→ Stored data:
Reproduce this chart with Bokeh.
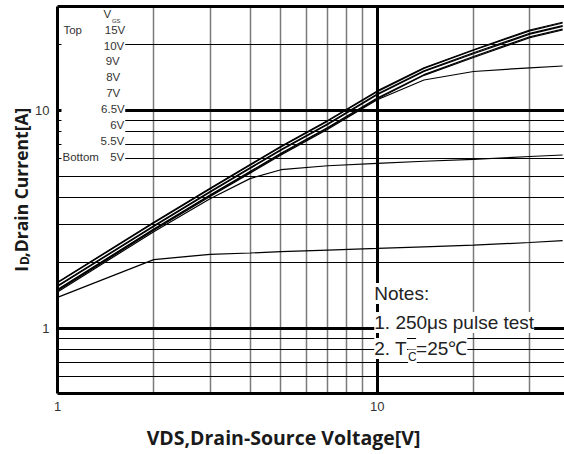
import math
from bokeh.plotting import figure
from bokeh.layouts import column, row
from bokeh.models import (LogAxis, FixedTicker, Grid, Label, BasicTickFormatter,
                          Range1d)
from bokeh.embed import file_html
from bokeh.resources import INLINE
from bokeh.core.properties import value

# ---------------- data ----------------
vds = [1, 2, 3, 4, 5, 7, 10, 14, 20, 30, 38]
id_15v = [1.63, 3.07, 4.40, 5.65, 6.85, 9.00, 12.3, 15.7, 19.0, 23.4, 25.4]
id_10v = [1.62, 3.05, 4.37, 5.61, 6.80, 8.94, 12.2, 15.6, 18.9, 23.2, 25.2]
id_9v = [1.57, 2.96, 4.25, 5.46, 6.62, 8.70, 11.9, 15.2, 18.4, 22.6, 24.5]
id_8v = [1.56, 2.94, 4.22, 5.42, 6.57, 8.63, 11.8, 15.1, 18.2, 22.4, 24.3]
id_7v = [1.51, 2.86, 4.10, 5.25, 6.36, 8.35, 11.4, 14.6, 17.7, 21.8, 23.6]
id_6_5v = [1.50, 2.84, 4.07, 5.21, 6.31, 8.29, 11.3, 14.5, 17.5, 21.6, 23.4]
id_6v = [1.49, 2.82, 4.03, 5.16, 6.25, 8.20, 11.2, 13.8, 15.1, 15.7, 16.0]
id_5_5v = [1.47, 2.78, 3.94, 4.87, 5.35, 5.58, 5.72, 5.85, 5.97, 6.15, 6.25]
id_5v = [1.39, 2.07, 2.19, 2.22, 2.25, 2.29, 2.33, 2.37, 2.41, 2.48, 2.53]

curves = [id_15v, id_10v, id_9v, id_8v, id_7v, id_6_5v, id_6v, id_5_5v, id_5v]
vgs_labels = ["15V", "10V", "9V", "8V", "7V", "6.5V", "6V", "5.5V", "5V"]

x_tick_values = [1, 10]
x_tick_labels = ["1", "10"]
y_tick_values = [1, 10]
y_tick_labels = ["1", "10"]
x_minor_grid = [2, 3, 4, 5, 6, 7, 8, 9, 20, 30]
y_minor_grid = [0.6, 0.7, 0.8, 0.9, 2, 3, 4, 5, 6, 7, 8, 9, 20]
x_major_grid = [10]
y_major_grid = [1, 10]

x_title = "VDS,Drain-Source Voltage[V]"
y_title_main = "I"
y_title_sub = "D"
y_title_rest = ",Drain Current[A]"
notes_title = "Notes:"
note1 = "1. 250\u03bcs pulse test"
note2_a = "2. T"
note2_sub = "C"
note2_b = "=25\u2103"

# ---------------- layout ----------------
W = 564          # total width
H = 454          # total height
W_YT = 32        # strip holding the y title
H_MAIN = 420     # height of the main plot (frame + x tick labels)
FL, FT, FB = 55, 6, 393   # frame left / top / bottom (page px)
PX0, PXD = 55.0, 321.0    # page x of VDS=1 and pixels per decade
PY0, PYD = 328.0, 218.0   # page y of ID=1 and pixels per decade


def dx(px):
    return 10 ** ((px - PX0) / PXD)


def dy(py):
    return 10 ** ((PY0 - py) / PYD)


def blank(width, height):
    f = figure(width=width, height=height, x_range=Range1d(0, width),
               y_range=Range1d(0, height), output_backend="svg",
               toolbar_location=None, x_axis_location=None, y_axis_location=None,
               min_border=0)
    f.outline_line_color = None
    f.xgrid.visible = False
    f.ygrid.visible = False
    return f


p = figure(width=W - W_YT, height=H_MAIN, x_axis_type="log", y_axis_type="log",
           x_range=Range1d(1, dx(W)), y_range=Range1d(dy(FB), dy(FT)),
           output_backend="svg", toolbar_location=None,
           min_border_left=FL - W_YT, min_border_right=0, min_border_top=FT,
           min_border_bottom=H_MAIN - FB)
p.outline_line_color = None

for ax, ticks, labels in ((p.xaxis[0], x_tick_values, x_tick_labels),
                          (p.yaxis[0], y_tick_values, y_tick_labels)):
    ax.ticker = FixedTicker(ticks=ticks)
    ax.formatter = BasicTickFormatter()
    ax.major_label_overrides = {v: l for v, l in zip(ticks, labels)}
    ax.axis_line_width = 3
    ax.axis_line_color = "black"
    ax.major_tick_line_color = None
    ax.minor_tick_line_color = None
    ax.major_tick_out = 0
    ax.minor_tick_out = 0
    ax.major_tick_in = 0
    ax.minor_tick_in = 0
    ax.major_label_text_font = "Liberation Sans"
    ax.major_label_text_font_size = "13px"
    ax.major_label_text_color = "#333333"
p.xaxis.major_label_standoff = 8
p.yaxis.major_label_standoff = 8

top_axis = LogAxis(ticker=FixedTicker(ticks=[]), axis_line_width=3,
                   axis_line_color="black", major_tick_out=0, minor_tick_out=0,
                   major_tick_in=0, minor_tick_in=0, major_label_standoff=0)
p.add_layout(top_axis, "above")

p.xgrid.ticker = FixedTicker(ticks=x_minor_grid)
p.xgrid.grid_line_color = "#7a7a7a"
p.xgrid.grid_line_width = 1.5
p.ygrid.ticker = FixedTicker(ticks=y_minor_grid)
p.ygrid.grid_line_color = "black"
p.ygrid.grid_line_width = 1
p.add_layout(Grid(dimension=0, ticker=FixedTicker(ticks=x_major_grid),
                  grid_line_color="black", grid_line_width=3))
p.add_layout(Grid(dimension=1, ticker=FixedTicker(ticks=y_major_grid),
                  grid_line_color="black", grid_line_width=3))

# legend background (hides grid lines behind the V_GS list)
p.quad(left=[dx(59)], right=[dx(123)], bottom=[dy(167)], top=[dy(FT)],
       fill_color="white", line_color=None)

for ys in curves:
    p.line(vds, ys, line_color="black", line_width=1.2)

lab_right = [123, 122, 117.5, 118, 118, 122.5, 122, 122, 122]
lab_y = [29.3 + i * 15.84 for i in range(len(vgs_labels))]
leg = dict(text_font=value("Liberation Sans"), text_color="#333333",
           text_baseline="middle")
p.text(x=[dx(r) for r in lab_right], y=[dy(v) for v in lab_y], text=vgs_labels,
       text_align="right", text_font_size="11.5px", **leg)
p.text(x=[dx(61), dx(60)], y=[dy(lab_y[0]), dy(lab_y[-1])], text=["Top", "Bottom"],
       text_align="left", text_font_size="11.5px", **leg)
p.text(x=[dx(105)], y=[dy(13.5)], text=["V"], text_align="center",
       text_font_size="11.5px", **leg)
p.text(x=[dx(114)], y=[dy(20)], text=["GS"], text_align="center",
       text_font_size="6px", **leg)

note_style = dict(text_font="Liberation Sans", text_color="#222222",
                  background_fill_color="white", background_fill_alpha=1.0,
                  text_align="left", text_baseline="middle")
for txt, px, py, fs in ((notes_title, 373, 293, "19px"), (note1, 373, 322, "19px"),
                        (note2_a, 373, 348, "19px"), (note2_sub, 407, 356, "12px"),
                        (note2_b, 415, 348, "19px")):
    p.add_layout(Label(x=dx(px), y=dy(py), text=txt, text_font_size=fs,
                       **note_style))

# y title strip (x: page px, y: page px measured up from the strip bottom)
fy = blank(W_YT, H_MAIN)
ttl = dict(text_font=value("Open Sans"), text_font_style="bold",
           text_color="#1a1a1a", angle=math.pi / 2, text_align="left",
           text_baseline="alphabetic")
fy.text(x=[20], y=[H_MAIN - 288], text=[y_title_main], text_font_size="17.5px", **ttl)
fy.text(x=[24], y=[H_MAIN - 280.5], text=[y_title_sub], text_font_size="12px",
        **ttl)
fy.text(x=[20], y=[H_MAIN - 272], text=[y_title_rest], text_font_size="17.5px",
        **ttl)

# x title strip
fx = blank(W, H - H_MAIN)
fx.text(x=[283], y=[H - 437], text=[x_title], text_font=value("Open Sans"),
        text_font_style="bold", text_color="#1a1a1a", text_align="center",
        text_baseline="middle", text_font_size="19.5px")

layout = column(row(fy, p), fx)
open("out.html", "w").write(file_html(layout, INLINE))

→ Problem statement: Repeat only the lines between the start of the data and the line with "from bokeh.core.properties import value", including those two lines, and skip the pictures.

→ Written response:
Reproduce this chart with Bokeh.
import math
from bokeh.plotting import figure
from bokeh.layouts import column, row
from bokeh.models import (LogAxis, FixedTicker, Grid, Label, BasicTickFormatter,
                          Range1d)
from bokeh.embed import file_html
from bokeh.resources import INLINE
from bokeh.core.properties import value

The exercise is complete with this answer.